Sunday April 14, 2024

The voice of Sindh

By Mubarak Ali
November 12, 2018

There are two forms of history writing that can help us understand a nation and its character. The first is dominated by the interests of the ruling classes and historians who have based their accounts on state documents, manuscripts, and the government’s legal and social announcements.

Such historical narratives reflect the activities of the ruling classes and highlight their role in building social and cultural values and traditions. The second form of history writing relies on the work of intellectuals who aren’t part of state institutions. Many of these intellectuals focus on the people and provide details of their hard work, contribution to the arts, and public festivals.

There is a difference between both historical accounts. The first represents the narrative of the upper class while the second depicts the role of the rest of society in shaping and building history.

We must understand and analyse the poetry of Shah Abdul Latif Bhitai on the basis of the second genre of historical narratives. First, we have to understand the history of Sindh from a political perspective that is closely related to social and cultural processes.

The history of Sindh begins with the publication of the Chach Nama or the Fatehnama Sindh, which is written from the Arab point of view, when Sindh lost its independence and became a province of the Umayyad and Abbasid empires. The second most important aspect was Sindh’s conquest by the Mughals during the rule of Emperor Akbar. Although Akbar was a great ruler, Sindhis viewed him as an imperialist whose forces occupied Sindh and made it part of the Mughal Empire.

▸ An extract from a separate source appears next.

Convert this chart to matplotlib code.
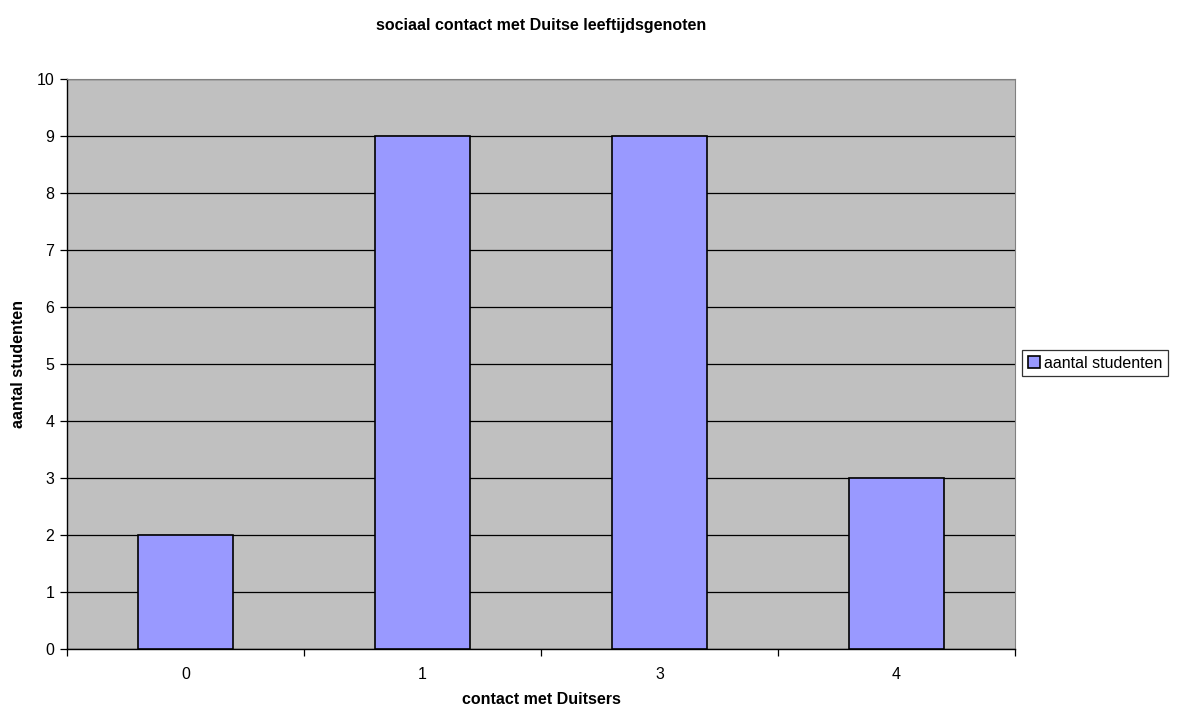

In his book ‘Tarikh-e-Mazhar-e-Shahjahani’, Yousaf Mirak offers details of how Sindh’s population was subjected to injustices and exploitation. This shows how Sindh suffered politically, socially and economically during the Mughal era.

During the fall of the Mughal Empire, the bureaucracy could not control Sindh’s affairs and handed the territory over to the Kalhoras in 1701, a local tribe that, in the absence of any authority, proceeded to fight against landlords and occupied their landed property. Soon after, the Kalhoras assumed power and became the ruling dynasty. That was the period when a peasants’ rebellion led by Sufi saint Shah Inayat was brutally crushed, and Shah Inayat was executed in 1718. The Kalhoras found Sindh to be politically disturbed and tribally divided. They had failed to consolidate their rule and couldn’t contribute to people’s welfare.

When Nadir Shah invaded Sindh in 1739, Mian Noor Muhammad, a Kalhora ruler, didn’t defend his people. Instead, he escaped along with his treasure and sought refuge at Amarkot, from where he wanted to travel to the Thar Desert. However, Nadir Shah eventually reached Amarkot, took Mian Noor Muhammad prisoner and seized his treasure. Nadir Shah fixed an annual tribute of Rs20 lakh and made Sindh a ‘tributary state’. After Nadir Shah occupied Sindh, Ahmad Shah Abdali followed in his footsteps and invaded the region quite a few times and plundered its wealth.

When the Kalhoras rulers failed to protect people from invaders, their lives became miserable. There was a permanent threat of invasions in their towns and villages. When the political system became progressively more unstable and the economic situation collapsed, the Kalhoras made attempts to seek refuge and protection. They turned their attention towards Sufi saints and their shrines and khanqahs. As a result, Sufism became popular in Sindh and various Sufi orders emerged that drew people to pay homage to saints and revitalise themselves to endure life’s hardships.

Shah Abdul Latif Bhitai experienced Sindh’s escalating political, social and economic conditions. As a result, we find deep imprints of his times in his poetry. Shah Bhitai also travelled across the country and established direct contacts with peasants, workers, craftsmen, artisans and nomads. He fully integrated their sensibilities, sufferings and pain into his consciousness. Therefore, his poetry reflects the condition of marginalised groups.

There is no religious extremism and sectarianism in Shah Abdul Latif Bhitai’s poetry. He also did not seek any royal favours or protection throughout his life. Shah Abdul Latif Bhitai chose to write in Sindhi instead of Persian, the language of the elite, to gain direct access to the people. His poetry, therefore, enriches Sindhi literature and raises the standard of Sindhi as a language.

If history is written on the basis of Shah Abdul Latif Bhitai’s poetry, historians may find considerable information about culture and folk literature that could provide a better understanding of Sindh’s people.

After Partition, Sindh faced an array of political and social problems and a nationalist movement emerged to address these challenges. The nationalist movement recognises Shah Abdul Latif Bhitai as a symbol of Sindhi culture and the voice of Sindhis. However, making Bhitai a nationalist emblem is not correct because his poetry carries a universal message that should be promoted to integrate all the provinces of Pakistan.

The writer is a veteran historian and scholar.